The next part of the conference had a panel of 12 well known Swedish companies/people represented from various media organizations (newspapers, tv, magazine, web) asking questions. This was very interesting and the old media/new media fight was immediately apparent. Funny enough, Chris Anderson was sort of the bridge, he runs a magazine and a website and some of the stuff he said was downright hilarious and very insightful. here are some 'as near as possible' quotes I got (all Chris Anderson unless otherwise noted):


'In the old days you had to go to a bank, get VC money, hire people, and then fail. Now you can put something together in a weekend and fail faster and cheaper.'

This was probably the most symbolic quote of the entire presentation and panel and really shows us the way the future of internet entrepreneurship is heading.


'Anyone who has been in a rock band knows what a day job is. Being in a band is about having fun playing music and meeting chicks'

This was related to the fact people do what they love for free and this is why the explosion of non-commercial bloggers has exploded and won't stop, same with free communities.


'If you are motivated to learn, there has never been a better opportunity.'

He was talking about hiring a CTO for his new UAV company, the best guy for the job he found he was a mexican with no college degree but a PhD in robotics from Google.


'AdSense or a big ad department - advertisers want to deal with big guys... google will thrive with targeted, measurable roi.'

Your two choices to develop, right now.


'I'd say there will be more journalists, just not as many you define as serious'

This was a jab at the newspapers/magazines people who were trying to define their reporters as more 'serious' but Chris was making the point that many bloggers and this more open media are writing pieces that are just as interesting and well written for free.


'Free is a pricetag'-Rasmus Fleischer, Copy Riot

He was talking about the difference between the digital native and the those of us that are simply adopting new technology. The digital native doesn't see free as a price tag, but just accepts it as gratis, while the older folks see it as a price.


'Books are a superior medium. Giving away free to sell more... the world wants what you sell, so you've got time!'

He believes in books, he talked about releasing his new book for free as an mp3, ebook and selling hard cover for 24.95 and expects the first two to be more promotion that will lead to more physical sales.


'Give away the abundance and sell the scarcity'

How to run a freemium service.


'We convert 5-10% of online readers to magazine subscribers'

Interesting numbers about Wired.


'Newspapers value subtract, magazines value add'

If I recall correctly this was in terms of nice layouts, good long articles, advertising that is sometimes actually very appealing to the audience.


3% web revenue for Conde Nast, wired was at 25% web revenue

Interesting numbers. Maybe offers direct insight into which publications will survive at Conde Nast


'Not an advertising medium, it's a subscription medium'(Wired Website)

He didn't see Wired.com as an advertising medium, he saw it as a way to attract subscribers.

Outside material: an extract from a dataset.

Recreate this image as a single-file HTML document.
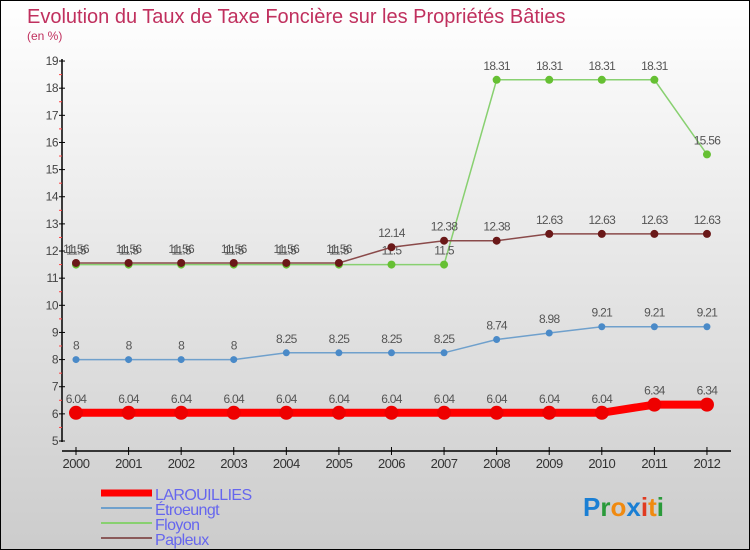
<!DOCTYPE html>
<html><head><meta charset="utf-8"><style>
body{margin:0}
#c{position:relative;width:748px;height:548px;border:1px solid #000;background:linear-gradient(#fff,#ccc);font-family:"Liberation Sans",sans-serif;overflow:hidden}
</style></head><body>
<div id="c">
<svg id="s" width="748" height="548" style="position:absolute;left:0;top:0">
<text x="26" y="22" font-size="20" fill="#c0305e">Evolution du Taux de Taxe Foncière sur les Propriétés Bâties</text>
<text x="26" y="39" font-size="12" fill="#c0305e">(en %)</text>
<g id="ax"></g><g id="series"></g>
<g>
<line x1="100" y1="492" x2="151" y2="492" stroke="#f00" stroke-width="7"/>
<text x="154" y="499" font-size="16" letter-spacing="-0.6" fill="#6666ee">LAROUILLIES</text>
<line x1="100" y1="507" x2="151" y2="507" stroke="#6fa0cc" stroke-width="2"/>
<text x="154" y="514" font-size="16" letter-spacing="-0.6" fill="#6666ee">Étroeungt</text>
<line x1="100" y1="522" x2="151" y2="522" stroke="#88d070" stroke-width="2"/>
<text x="154" y="529" font-size="16" letter-spacing="-0.6" fill="#6666ee">Floyon</text>
<line x1="100" y1="537" x2="151" y2="537" stroke="#8a5a5a" stroke-width="2"/>
<text x="154" y="544" font-size="16" letter-spacing="-0.6" fill="#6666ee">Papleux</text>
</g>
<text x="582" y="515" font-size="26" font-weight="bold"><tspan fill="#1a7fd4">P</tspan><tspan fill="#2a9a3a">r</tspan><tspan fill="#f08a10">o</tspan><tspan fill="#1a7fd4">x</tspan><tspan fill="#e03a20">i</tspan><tspan fill="#f08a10">t</tspan><tspan fill="#2a9a3a">i</tspan></text>
</svg>
</div>
<script>
const years=[2000,2001,2002,2003,2004,2005,2006,2007,2008,2009,2010,2011,2012];
const larouillies=[6.04,6.04,6.04,6.04,6.04,6.04,6.04,6.04,6.04,6.04,6.04,6.34,6.34];
const etroeungt=[8,8,8,8,8.25,8.25,8.25,8.25,8.74,8.98,9.21,9.21,9.21];
const floyon=[11.5,11.5,11.5,11.5,11.5,11.5,11.5,11.5,18.31,18.31,18.31,18.31,15.56];
const papleux=[11.56,11.56,11.56,11.56,11.56,11.56,12.14,12.38,12.38,12.63,12.63,12.63,12.63];
const yTicks=[5,6,7,8,9,10,11,12,13,14,15,16,17,18,19];
const NS="http://www.w3.org/2000/svg";
const X=i=>75+i*52.58;
const Y=v=>440-(v-5)*27.14;
function mk(tag,at,parent){const e=document.createElementNS(NS,tag);for(const k in at)e.setAttribute(k,at[k]);parent.appendChild(e);return e;}
const ax=document.getElementById('ax');
let l=mk('line',{x1:61,y1:Y(19)-2,x2:61,y2:Y(5)+1,stroke:'#000','stroke-width':1.5},ax);


yTicks.forEach(v=>{
 let t=mk('line',{x1:58,y1:Y(v),x2:64,y2:Y(v),stroke:'#000'},ax);
 
 
 if(v<19){let h=mk('line',{x1:58,y1:Y(v+0.5),x2:61,y2:Y(v+0.5),stroke:'#f44'},ax);
 
 }
 let tx=mk('text',{x:57,y:Y(v)+4,'font-size':12,fill:'#444','text-anchor':'end','letter-spacing':'-0.5'},ax);tx.textContent=v;
 
 
});
l=mk('line',{x1:61,y1:450,x2:730,y2:450,stroke:'#000','stroke-width':1.5},ax);


years.forEach((y,i)=>{
 let t=mk('line',{x1:X(i),y1:446,x2:X(i),y2:454,stroke:'#000'},ax);
 
 
 let tx=mk('text',{x:X(i),y:467,'font-size':13,fill:'#333','text-anchor':'middle','letter-spacing':'-0.5'},ax);tx.textContent=y;
 
 
});
const sg=document.getElementById('series');
function draw(vals,name,color,w,r,fill){
 const g=mk('g',{},sg);
 
 
 const p=mk('polyline',{points:vals.map((v,i)=>X(i)+','+Y(v)).join(' '),fill:'none',stroke:color,'stroke-width':w},g);
 
 
 vals.forEach((v,i)=>{
  const c=mk('circle',{cx:X(i),cy:Y(v),r:r,fill:fill},g);
  
  
  const t=mk('text',{x:X(i),y:Y(v)-10,'font-size':12,fill:'#555','text-anchor':'middle','letter-spacing':'-0.7'},g);
  t.textContent=String(v);
  
  
 });
}
draw(floyon,'floyon','#88d070',1.5,4,'#66c033');
draw(papleux,'papleux','#8a4a4a',1.5,4,'#6a1818');
draw(etroeungt,'etroeungt','#6fa0cc',1.5,3.5,'#4a8ac8');
draw(larouillies,'larouillies','#f00',8,7,'#e00');
</script>
</body></html>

'More people will benefit a little less'

This was his egalitarian side, he sees more people making more, while people at the top will be making less.


'When a free user uses us they are paying with their time and we have to respect that.' - Jonathan Forster, Spotify

I really liked this quote. A lot of time free users get treated like dirt by companies, and you wonder why some do well and some fail. I think this is why.


'I am not paying for music. I buy it for convenience and risk reduction.'

Explaining why he buys instead of downloads and how music industry needs to adapt to survive.


'The act of paying pre-qualifies our visitors to our advertisers and they pay us 5 times as much'


'Loyalty, Versioning, Differentiate'

The way to run a successful freemium service.


'Regulations will always lose'

This was mainly in terms of music industry and software piracy but applied to everything I guess.


'In a competitive market prices fall to the marginal cost' - Bertrand

Chris Anderson used those quote a couple times and linked it to his book and belief that everything that can be digital will and the cost will go towards zero.


'The ultimate democratization of the factors of production'

How he sees the internet and people participating. (look up Marx if you don't understand)


*I wish I had the exact quote but it went something like this* We will try everything, keep testing and figure out what is profitable and makes sense

This was one of the responses to how to make money while giving away so much for free especially related to old media business.